[Rows from a dataset of charts and code]
####################
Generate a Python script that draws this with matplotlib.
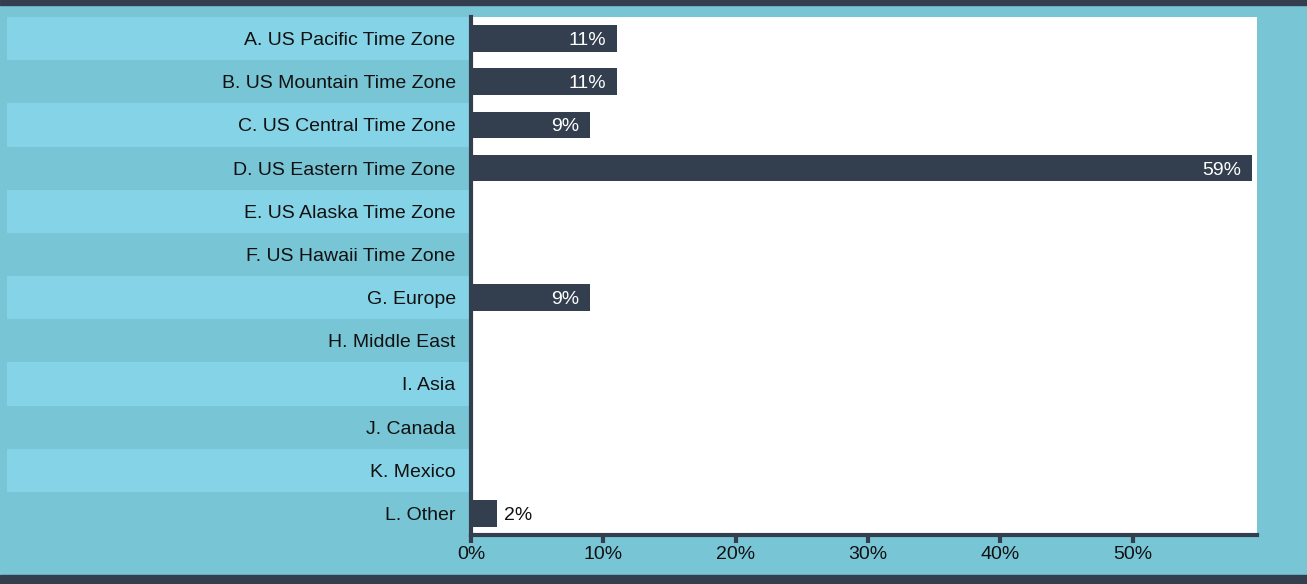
import matplotlib.pyplot as plt
from matplotlib.ticker import FuncFormatter

plt.rcParams['font.family'] = ['Liberation Sans', 'DejaVu Sans']

zones = ['A. US Pacific Time Zone', 'B. US Mountain Time Zone', 'C. US Central Time Zone',
         'D. US Eastern Time Zone', 'E. US Alaska Time Zone', 'F. US Hawaii Time Zone',
         'G. Europe', 'H. Middle East', 'I. Asia', 'J. Canada', 'K. Mexico', 'L. Other']
share = [11, 11, 9, 59, 0, 0, 9, 0, 0, 0, 0, 2]
ticks = [0, 10, 20, 30, 40, 50]

navy = '#333f4f'
teal = '#78c5d5'
light = '#85d3e6'

W, H = 1307, 584
fig = plt.figure(figsize=(W / 100, H / 100), dpi=100, facecolor=teal)

# dark bands at top and bottom
fig.add_artist(plt.Rectangle((0, 1 - 5 / H), 1, 5 / H, transform=fig.transFigure, color=navy))
fig.add_artist(plt.Rectangle((0, 0), 1, 9 / H, transform=fig.transFigure, color=navy))

left, right, top, bottom = 471 / W, 1257 / W, 1 - 17 / H, 1 - 535 / H
n = len(zones)
pos = list(range(n))

# striped band behind the category labels
sax = fig.add_axes([7 / W, bottom, left - 7 / W, top - bottom])
sax.set_ylim(n - 0.5, -0.5)
sax.set_xlim(0, 1)
for i in pos:
    sax.axhspan(i - 0.5, i + 0.5, color=light if i % 2 == 0 else teal, lw=0)
sax.axis('off')

ax = fig.add_axes([left, bottom, right - left, top - bottom])
ax.set_facecolor('white')
ax.barh(pos, share, height=0.62, color=navy)
ax.set_ylim(n - 0.5, -0.5)
ax.set_xlim(0, 59.4)

fs = 14
for i, v in enumerate(share):
    if v == 0:
        continue
    if v >= 5:
        ax.text(v - 0.8, i, f'{v}%', ha='right', va='center_baseline', color='white', fontsize=fs)
    else:
        ax.text(v + 0.5, i, f'{v}%', ha='left', va='center_baseline', color='#111111', fontsize=fs)

ax.set_yticks(pos)
ax.set_yticklabels(zones, fontsize=fs, color='#111111')
ax.tick_params(axis='y', length=0, pad=11)
ax.set_xticks(ticks)
ax.xaxis.set_major_formatter(FuncFormatter(lambda x, _: f'{x:.0f}%'))
ax.tick_params(axis='x', length=6, width=3, color=navy, labelsize=fs,
               labelcolor='#111111', pad=2)

for s in ['top', 'right']:
    ax.spines[s].set_visible(False)
for s in ['left', 'bottom']:
    ax.spines[s].set_color(navy)
    ax.spines[s].set_linewidth(3)

fig.savefig('out.png', dpi=100, facecolor=teal)
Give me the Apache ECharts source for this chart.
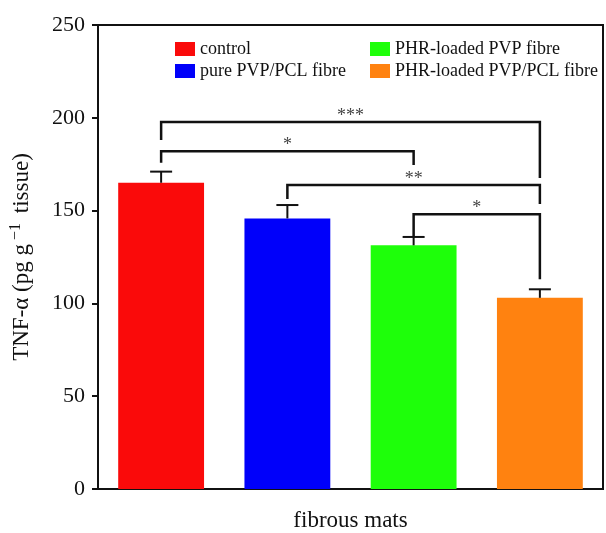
<!DOCTYPE html>
<html>
<head>
<meta charset="utf-8">
<script src="https://cdn.jsdelivr.net/npm/echarts@6/dist/echarts.min.js"></script>
<style>
  html, body { margin: 0; padding: 0; background: #fff; }
  #chart { width: 606px; height: 533px; }
</style>
</head>
<body>
<div id="chart"></div>
<script>
// values
const groups = ['control', 'pure PVP/PCL fibre', 'PHR-loaded PVP fibre', 'PHR-loaded PVP/PCL fibre'];
const means = [165, 145.8, 131.3, 103];
const errTop = [171, 153, 135.8, 107.6];
const colors = ['#fa0a0a', '#0000fa', '#1eff0a', '#ff8210'];
const yTicks = [0, 50, 100, 150, 200, 250];

// significance brackets: [from, to, line level, left leg end, right leg end, stars]
const brackets = [
  [0, 3, 197.7, 188, 167.6, '***'],
  [0, 2, 182, 175.8, 174.6, '*'],
  [1, 3, 163.8, 156.3, 153.6, '**'],
  [2, 3, 148, 136, 113, '*']
];

const serif = 'Liberation Serif';
const chart = echarts.init(document.getElementById('chart'));

const barSeries = groups.map((g, i) => ({
  name: g,
  type: 'bar',
  stack: 'all',
  barWidth: '68%',
  itemStyle: { color: colors[i] },
  data: groups.map((_, j) => (j === i ? means[i] : '-')),
  z: 2
}));

const errSeries = {
  type: 'custom',
  name: 'err',
  z: 5,
  data: means.map((m, i) => [i, m, errTop[i]]),
  renderItem: (params, api) => {
    const lo = api.coord([api.value(0), api.value(1)]);
    const hi = api.coord([api.value(0), api.value(2)]);
    const w = 11;
    return {
      type: 'group',
      children: [
        { type: 'line', shape: { x1: hi[0], y1: lo[1], x2: hi[0], y2: hi[1] }, style: { stroke: '#111', lineWidth: 2 } },
        { type: 'line', shape: { x1: hi[0] - w, y1: hi[1], x2: hi[0] + w, y2: hi[1] }, style: { stroke: '#111', lineWidth: 2 } }
      ]
    };
  }
};

const bracketSeries = {
  type: 'custom',
  name: 'sig',
  z: 6,
  data: brackets.map(b => b.slice(0, 5)),
  renderItem: (params, api) => {
    const b = brackets[params.dataIndex];
    const a1 = api.coord([b[0], b[3]]);
    const a2 = api.coord([b[0], b[2]]);
    const a3 = api.coord([b[1], b[2]]);
    const a4 = api.coord([b[1], b[4]]);
    return {
      type: 'group',
      children: [
        { type: 'polyline', shape: { points: [a1, a2, a3, a4] }, style: { stroke: '#111', lineWidth: 2.5, fill: null } },
        { type: 'text', x: (a2[0] + a3[0]) / 2, y: a2[1] + 3,
          style: { text: b[5], font: '18px ' + serif, fill: '#444', align: 'center', verticalAlign: 'bottom' } }
      ]
    };
  }
};

const legendText = { fontFamily: serif, fontSize: 18, color: '#111' };

chart.setOption({
  animation: false,
  grid: { left: 98, right: 3, top: 25, bottom: 44, outerBoundsMode: 'none',
    show: true, borderColor: '#111', borderWidth: 2 },
  legend: [
    { data: groups.slice(0, 2), orient: 'vertical', left: 170, top: 35, itemWidth: 20, itemHeight: 14, itemGap: 4,
      icon: 'rect', textStyle: legendText },
    { data: groups.slice(2), orient: 'vertical', left: 365, top: 35, itemWidth: 20, itemHeight: 14, itemGap: 4,
      icon: 'rect', textStyle: legendText }
  ],
  xAxis: {
    type: 'category',
    data: groups,
    name: 'fibrous mats',
    nameLocation: 'middle',
    nameGap: 20,
    nameTextStyle: { fontFamily: serif, fontSize: 23, color: '#111' },
    axisLine: { lineStyle: { color: '#111', width: 2 } },
    axisTick: { alignWithLabel: true, length: 6, lineStyle: { color: '#111', width: 2 } },
    axisLabel: { show: false }
  },
  yAxis: {
    type: 'value',
    min: yTicks[0],
    max: yTicks[yTicks.length - 1],
    interval: 50,
    name: 'TNF-α (pg g{sup|−1} tissue)',
    nameLocation: 'middle',
    nameGap: 62,
    nameTextStyle: {
      fontFamily: serif, fontSize: 23, color: '#111',
      rich: { sup: { fontFamily: serif, fontSize: 16, color: '#111', padding: [0, 4, 12, 4] } }
    },
    axisLine: { show: true, lineStyle: { color: '#111', width: 2 } },
    axisTick: { show: true, length: 6, lineStyle: { color: '#111', width: 2 } },
    axisLabel: { fontFamily: serif, fontSize: 22, color: '#111', margin: 13 },
    splitLine: { show: false }
  },
  series: [...barSeries, errSeries, bracketSeries]
});
</script>
</body>
</html>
####################
● Given instruction: Pictures in the records above are left out; print everything else exactly as written.

● Task answer:
Generate a Python script that draws this with matplotlib.
import matplotlib.pyplot as plt
from matplotlib.ticker import FuncFormatter

plt.rcParams['font.family'] = ['Liberation Sans', 'DejaVu Sans']

zones = ['A. US Pacific Time Zone', 'B. US Mountain Time Zone', 'C. US Central Time Zone',
         'D. US Eastern Time Zone', 'E. US Alaska Time Zone', 'F. US Hawaii Time Zone',
         'G. Europe', 'H. Middle East', 'I. Asia', 'J. Canada', 'K. Mexico', 'L. Other']
share = [11, 11, 9, 59, 0, 0, 9, 0, 0, 0, 0, 2]
ticks = [0, 10, 20, 30, 40, 50]

navy = '#333f4f'
teal = '#78c5d5'
light = '#85d3e6'

W, H = 1307, 584
fig = plt.figure(figsize=(W / 100, H / 100), dpi=100, facecolor=teal)

# dark bands at top and bottom
fig.add_artist(plt.Rectangle((0, 1 - 5 / H), 1, 5 / H, transform=fig.transFigure, color=navy))
fig.add_artist(plt.Rectangle((0, 0), 1, 9 / H, transform=fig.transFigure, color=navy))

left, right, top, bottom = 471 / W, 1257 / W, 1 - 17 / H, 1 - 535 / H
n = len(zones)
pos = list(range(n))

# striped band behind the category labels
sax = fig.add_axes([7 / W, bottom, left - 7 / W, top - bottom])
sax.set_ylim(n - 0.5, -0.5)
sax.set_xlim(0, 1)
for i in pos:
    sax.axhspan(i - 0.5, i + 0.5, color=light if i % 2 == 0 else teal, lw=0)
sax.axis('off')

ax = fig.add_axes([left, bottom, right - left, top - bottom])
ax.set_facecolor('white')
ax.barh(pos, share, height=0.62, color=navy)
ax.set_ylim(n - 0.5, -0.5)
ax.set_xlim(0, 59.4)

fs = 14
for i, v in enumerate(share):
    if v == 0:
        continue
    if v >= 5:
        ax.text(v - 0.8, i, f'{v}%', ha='right', va='center_baseline', color='white', fontsize=fs)
    else:
        ax.text(v + 0.5, i, f'{v}%', ha='left', va='center_baseline', color='#111111', fontsize=fs)

ax.set_yticks(pos)
ax.set_yticklabels(zones, fontsize=fs, color='#111111')
ax.tick_params(axis='y', length=0, pad=11)
ax.set_xticks(ticks)
ax.xaxis.set_major_formatter(FuncFormatter(lambda x, _: f'{x:.0f}%'))
ax.tick_params(axis='x', length=6, width=3, color=navy, labelsize=fs,
               labelcolor='#111111', pad=2)

for s in ['top', 'right']:
    ax.spines[s].set_visible(False)
for s in ['left', 'bottom']:
    ax.spines[s].set_color(navy)
    ax.spines[s].set_linewidth(3)

fig.savefig('out.png', dpi=100, facecolor=teal)
Give me the Apache ECharts source for this chart.
<!DOCTYPE html>
<html>
<head>
<meta charset="utf-8">
<script src="https://cdn.jsdelivr.net/npm/echarts@6/dist/echarts.min.js"></script>
<style>
  html, body { margin: 0; padding: 0; background: #fff; }
  #chart { width: 606px; height: 533px; }
</style>
</head>
<body>
<div id="chart"></div>
<script>
// values
const groups = ['control', 'pure PVP/PCL fibre', 'PHR-loaded PVP fibre', 'PHR-loaded PVP/PCL fibre'];
const means = [165, 145.8, 131.3, 103];
const errTop = [171, 153, 135.8, 107.6];
const colors = ['#fa0a0a', '#0000fa', '#1eff0a', '#ff8210'];
const yTicks = [0, 50, 100, 150, 200, 250];

// significance brackets: [from, to, line level, left leg end, right leg end, stars]
const brackets = [
  [0, 3, 197.7, 188, 167.6, '***'],
  [0, 2, 182, 175.8, 174.6, '*'],
  [1, 3, 163.8, 156.3, 153.6, '**'],
  [2, 3, 148, 136, 113, '*']
];

const serif = 'Liberation Serif';
const chart = echarts.init(document.getElementById('chart'));

const barSeries = groups.map((g, i) => ({
  name: g,
  type: 'bar',
  stack: 'all',
  barWidth: '68%',
  itemStyle: { color: colors[i] },
  data: groups.map((_, j) => (j === i ? means[i] : '-')),
  z: 2
}));

const errSeries = {
  type: 'custom',
  name: 'err',
  z: 5,
  data: means.map((m, i) => [i, m, errTop[i]]),
  renderItem: (params, api) => {
    const lo = api.coord([api.value(0), api.value(1)]);
    const hi = api.coord([api.value(0), api.value(2)]);
    const w = 11;
    return {
      type: 'group',
      children: [
        { type: 'line', shape: { x1: hi[0], y1: lo[1], x2: hi[0], y2: hi[1] }, style: { stroke: '#111', lineWidth: 2 } },
        { type: 'line', shape: { x1: hi[0] - w, y1: hi[1], x2: hi[0] + w, y2: hi[1] }, style: { stroke: '#111', lineWidth: 2 } }
      ]
    };
  }
};

const bracketSeries = {
  type: 'custom',
  name: 'sig',
  z: 6,
  data: brackets.map(b => b.slice(0, 5)),
  renderItem: (params, api) => {
    const b = brackets[params.dataIndex];
    const a1 = api.coord([b[0], b[3]]);
    const a2 = api.coord([b[0], b[2]]);
    const a3 = api.coord([b[1], b[2]]);
    const a4 = api.coord([b[1], b[4]]);
    return {
      type: 'group',
      children: [
        { type: 'polyline', shape: { points: [a1, a2, a3, a4] }, style: { stroke: '#111', lineWidth: 2.5, fill: null } },
        { type: 'text', x: (a2[0] + a3[0]) / 2, y: a2[1] + 3,
          style: { text: b[5], font: '18px ' + serif, fill: '#444', align: 'center', verticalAlign: 'bottom' } }
      ]
    };
  }
};

const legendText = { fontFamily: serif, fontSize: 18, color: '#111' };

chart.setOption({
  animation: false,
  grid: { left: 98, right: 3, top: 25, bottom: 44, outerBoundsMode: 'none',
    show: true, borderColor: '#111', borderWidth: 2 },
  legend: [
    { data: groups.slice(0, 2), orient: 'vertical', left: 170, top: 35, itemWidth: 20, itemHeight: 14, itemGap: 4,
      icon: 'rect', textStyle: legendText },
    { data: groups.slice(2), orient: 'vertical', left: 365, top: 35, itemWidth: 20, itemHeight: 14, itemGap: 4,
      icon: 'rect', textStyle: legendText }
  ],
  xAxis: {
    type: 'category',
    data: groups,
    name: 'fibrous mats',
    nameLocation: 'middle',
    nameGap: 20,
    nameTextStyle: { fontFamily: serif, fontSize: 23, color: '#111' },
    axisLine: { lineStyle: { color: '#111', width: 2 } },
    axisTick: { alignWithLabel: true, length: 6, lineStyle: { color: '#111', width: 2 } },
    axisLabel: { show: false }
  },
  yAxis: {
    type: 'value',
    min: yTicks[0],
    max: yTicks[yTicks.length - 1],
    interval: 50,
    name: 'TNF-α (pg g{sup|−1} tissue)',
    nameLocation: 'middle',
    nameGap: 62,
    nameTextStyle: {
      fontFamily: serif, fontSize: 23, color: '#111',
      rich: { sup: { fontFamily: serif, fontSize: 16, color: '#111', padding: [0, 4, 12, 4] } }
    },
    axisLine: { show: true, lineStyle: { color: '#111', width: 2 } },
    axisTick: { show: true, length: 6, lineStyle: { color: '#111', width: 2 } },
    axisLabel: { fontFamily: serif, fontSize: 22, color: '#111', margin: 13 },
    splitLine: { show: false }
  },
  series: [...barSeries, errSeries, bracketSeries]
});
</script>
</body>
</html>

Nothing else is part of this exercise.